The Daniel E. Krause Stone Barn, also known as the Chase Stone Barn, is a historic barn in the town of Chase in Oconto County, Wisconsin, United States. Designed by farmer Daniel E. Krause and built by stonemason William Mensenkamp, the barn has become renowned for its historical significance.

==Construction details==

Like many other barns, it was built of fieldstone, but in a unique fashion: its walls are more thoroughly stonework than most stone barns, and its massive arch entrances are large enough to permit the passage of large hay wagons through both ends. As of 2010, it is one of two remaining barns in Wisconsin to be constructed from fieldstone.

==Repair work==

Seventeen years after its erection, the barn and the rest of its farm were sold by the Krause family in 1920. It had eleven owners between Krause's retirement in 1920 and 1954. During the mid-1950s, the property was purchased by two brothers, who operated the farm into the 21st century and oversaw significant repair work in the 1990s. By this time, the barn had experienced gradual structural deterioration and experienced a 1994 tornado. Accordingly, workers carried out a strengthening and refurbishing process in 1995, which included the removal of a small amount of stonework, its replacement by concrete, and the addition of large beams to strengthen the sagging walls.

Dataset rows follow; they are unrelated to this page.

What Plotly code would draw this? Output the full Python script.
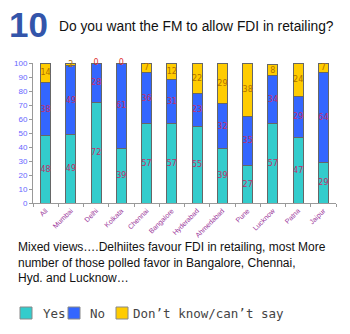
import plotly.graph_objects as go

cities = ["All", "Mumbai", "Delhi", "Kolkata", "Chennai", "Bangalore", "Hyderabad",
          "Ahmedabad", "Pune", "Lucknow", "Patna", "Jaipur"]
yes_vals = [48, 49, 72, 39, 57, 57, 55, 39, 27, 57, 47, 29]
no_vals = [38, 49, 28, 61, 36, 31, 23, 32, 35, 34, 29, 64]
dk_vals = [14, 2, 0, 0, 7, 12, 22, 29, 38, 8, 24, 7]

series = [
    ("Yes", yes_vals, "#33cccc", "#c0306a"),
    ("No", no_vals, "#3366ff", "#c0306a"),
    ("Don\u2019t know/can\u2019t say", dk_vals, "#ffcc00", "#b07000"),
]

W, H = 350, 334
ml, mr, mt, mb = 33, 14, 63, 131
pw, ph = W - ml - mr, H - mt - mb


def px_x(x):
    return (x - ml) / pw


def px_y(y):
    return 1 - (y - mt) / ph


fig = go.Figure()
for name, vals, color, tcolor in series:
    fig.add_trace(go.Bar(
        x=cities, y=vals, name=name,
        marker=dict(color=color, line=dict(color="#666666", width=1)),
        width=0.4,
        text=[str(v) if v > 0 else "" for v in vals],
        textposition="inside",
        insidetextanchor="middle",
        constraintext="none",
        textangle=0,
        textfont=dict(family="DejaVu Sans", size=8, color=tcolor),
        cliponaxis=False,
        hoverinfo="skip",
        showlegend=False,
    ))

# zero-height segments: label drawn at the top of the stack, as in the reference
zero_x, zero_y, zero_t = [], [], []
for i, c in enumerate(cities):
    if dk_vals[i] == 0:
        zero_x.append(c)
        zero_y.append(yes_vals[i] + no_vals[i] + dk_vals[i])
        zero_t.append(str(dk_vals[i]))
fig.add_trace(go.Scatter(
    x=zero_x, y=zero_y, text=zero_t, mode="text", textposition="middle center",
    textfont=dict(family="DejaVu Sans", size=8, color="#e03030"),
    cliponaxis=False, hoverinfo="skip", showlegend=False,
))

# manual legend (squares + labels) matching the reference layout
legend_sq_x = [20, 68, 116]
legend_txt_x = [41, 88, 131]
shapes = []
annotations = []
for (name, vals, color, tcolor), sx, tx in zip(series, legend_sq_x, legend_txt_x):
    shapes.append(dict(type="rect", xref="paper", yref="paper",
                       x0=px_x(sx), x1=px_x(sx + 12), y0=px_y(307), y1=px_y(319),
                       fillcolor=color, line=dict(color="#888888", width=1)))
    annotations.append(dict(text=name, x=px_x(tx), y=px_y(313), xref="paper", yref="paper",
                            showarrow=False, xanchor="left", yanchor="middle",
                            font=dict(family="DejaVu Sans Mono", size=12.5, color="#444444")))

annotations += [
    dict(text="<b>10</b>", x=px_x(7), y=px_y(3), xref="paper", yref="paper", showarrow=False,
         xanchor="left", yanchor="top",
         font=dict(family="Liberation Sans", size=35, color="#3355aa")),
    dict(text="Do you want the FM to allow FDI in retailing?", x=px_x(57), y=px_y(26),
         xref="paper", yref="paper",
         showarrow=False, xanchor="left", yanchor="middle",
         font=dict(family="Liberation Sans", size=13.8, color="#111111")),
    dict(text="Mixed views\u2026.Delhiites favour FDI in retailing, most More<br>"
              "number of those polled favor in Bangalore, Chennai,<br>"
              "Hyd. and Lucknow\u2026",
         x=px_x(16), y=px_y(238), xref="paper", yref="paper",
         showarrow=False, xanchor="left", yanchor="top", align="left",
         font=dict(family="Liberation Sans", size=12, color="#111111")),
]

fig.update_layout(
    barmode="stack",
    width=W, height=H,
    margin=dict(l=ml, r=mr, t=mt, b=mb),
    paper_bgcolor="white", plot_bgcolor="white",
    showlegend=False,
    xaxis=dict(showgrid=False, showline=True, linecolor="#999999", linewidth=1,
               ticks="outside", ticklen=3, tickcolor="#999999", tickson="boundaries",
               tickangle=-45, tickfont=dict(family="Liberation Sans", size=7, color="#993399")),
    yaxis=dict(range=[0, 100], dtick=10, showgrid=False, showline=True,
               linecolor="#999999", linewidth=1, ticks="outside", ticklen=3,
               tickcolor="#999999", zeroline=False,
               tickfont=dict(family="Liberation Sans", size=8, color="#6666ff")),
    shapes=shapes,
    annotations=annotations,
)

fig.write_html("out.html")
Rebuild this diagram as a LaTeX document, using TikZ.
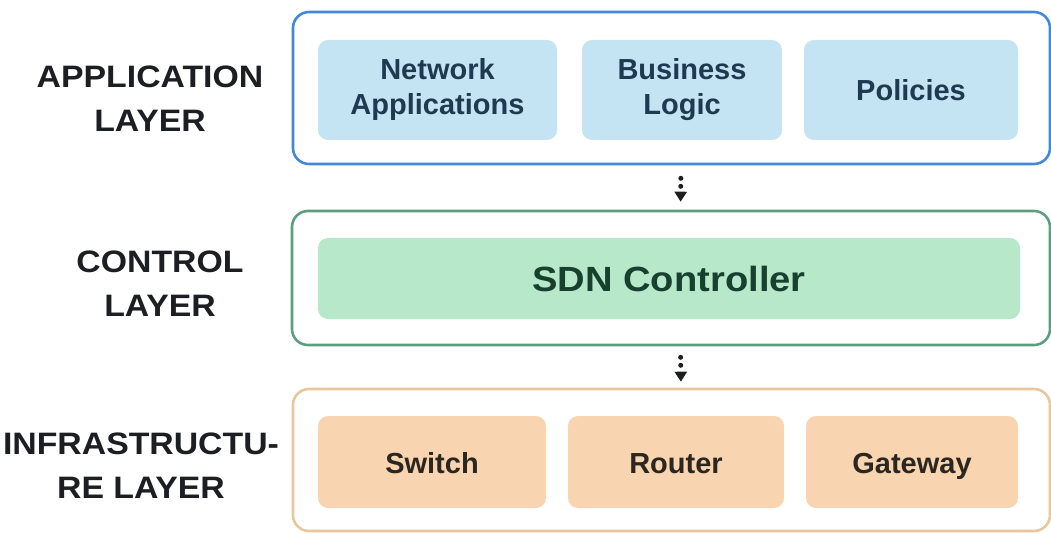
\documentclass[tikz,border=0pt]{standalone}
\usepackage{fontspec}
\setmainfont{Liberation Sans}
\newfontfamily\widefont[FakeStretch=1.09]{Liberation Sans}
\usepackage{xcolor}
\usetikzlibrary{arrows.meta}

\definecolor{appline}{HTML}{4388D6}
\definecolor{appfill}{HTML}{C4E4F4}
\definecolor{apptext}{HTML}{1E3A50}
\definecolor{ctlline}{HTML}{5E9E80}
\definecolor{ctlfill}{HTML}{B7E8C9}
\definecolor{ctltext}{HTML}{17402F}
\definecolor{infline}{HTML}{E9C69E}
\definecolor{inffill}{HTML}{F9D4B1}
\definecolor{inftext}{HTML}{2B2620}
\definecolor{ink}{HTML}{1C1E22}

\begin{document}
\begin{tikzpicture}[
  x=1pt,y=-1pt,
  layer/.style={draw,line width=2.6pt,rounded corners=16pt,inner sep=0pt},
  part/.style={rounded corners=10pt,inner sep=0pt,align=center,
    font=\fontsize{29}{35}\selectfont\bfseries},
  solo/.style={text height=25pt,text depth=3pt},
  side/.style={align=center,text=ink,font=\widefont\fontsize{31}{44}\selectfont\bfseries},
  flow/.style={line width=5pt,dash pattern=on 0pt off 8pt,line cap=round,
    -{Triangle[width=12pt,length=10pt]},ink},
]
\useasboundingbox (0,0) rectangle (1051,534);

% layers
\node[layer,appline,minimum width=757pt,minimum height=152pt] (app) at (671.5,88) {};
\node[layer,ctlline,minimum width=758pt,minimum height=134pt] (ctl) at (671,278) {};
\node[layer,infline,minimum width=757pt,minimum height=142pt] (inf) at (671.5,460) {};

% application layer
\node[part,fill=appfill,text=apptext,minimum width=239pt,minimum height=100pt] (netapp) at (437.5,90) {Network\\Applications};
\node[part,fill=appfill,text=apptext,minimum width=200pt,minimum height=100pt] (logic) at (682,90) {Business\\Logic};
\node[part,solo,fill=appfill,text=apptext,minimum width=214pt,minimum height=100pt] (policy) at (911,90) {Policies};

% control layer
\node[part,fill=ctlfill,text=ctltext,minimum width=702pt,minimum height=81pt,
  font=\widefont\fontsize{35}{40}\selectfont\bfseries] (sdn) at (669,278.5) {SDN Controller};

% infrastructure layer
\node[part,solo,fill=inffill,text=inftext,minimum width=228pt,minimum height=92pt] (switch) at (432,462) {Switch};
\node[part,solo,fill=inffill,text=inftext,minimum width=216pt,minimum height=92pt] (router) at (676,462) {Router};
\node[part,solo,fill=inffill,text=inftext,minimum width=212pt,minimum height=92pt] (gateway) at (912,462) {Gateway};

% labels
\node[side] (applbl) at (150,99) {APPLICATION\\LAYER};
\node[side] (ctllbl) at (160,284) {CONTROL\\LAYER};
\node[side] (inflbl) at (141,466) {INFRASTRUCTU-\\RE LAYER};

% arrows
\draw[flow,shorten <=13pt,shorten >=8pt] ([xshift=9.5pt]app.south) -- ([xshift=9.5pt]ctl.north);
\draw[flow,shorten <=11pt,shorten >=6pt] ([xshift=9.5pt]ctl.south) -- ([xshift=9.5pt]inf.north);
\end{tikzpicture}
\end{document}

==National Register of Historic Places==

In 2000, the Krause Barn was listed on the National Register of Historic Places for its architectural significance. In 2009, the Krause Barn was nominated to be on America's 11 Most Endangered Places 2009 list.

==Preservation==
Seeing it as a significant local landmark, local preservationists have concentrated on ensuring the survival of the barn: the town has purchased the barn, and after raising money to continue maintenance, there are plans to convert the barn and barnyard into a park and possibly a museum. The stable area is planned to have a "rustic agriculture museum" with displays on farming techniques from circa 1900 and antique farm equipment. Other plans include a stone bridge over a creek, a stone walk path, and a historic general store.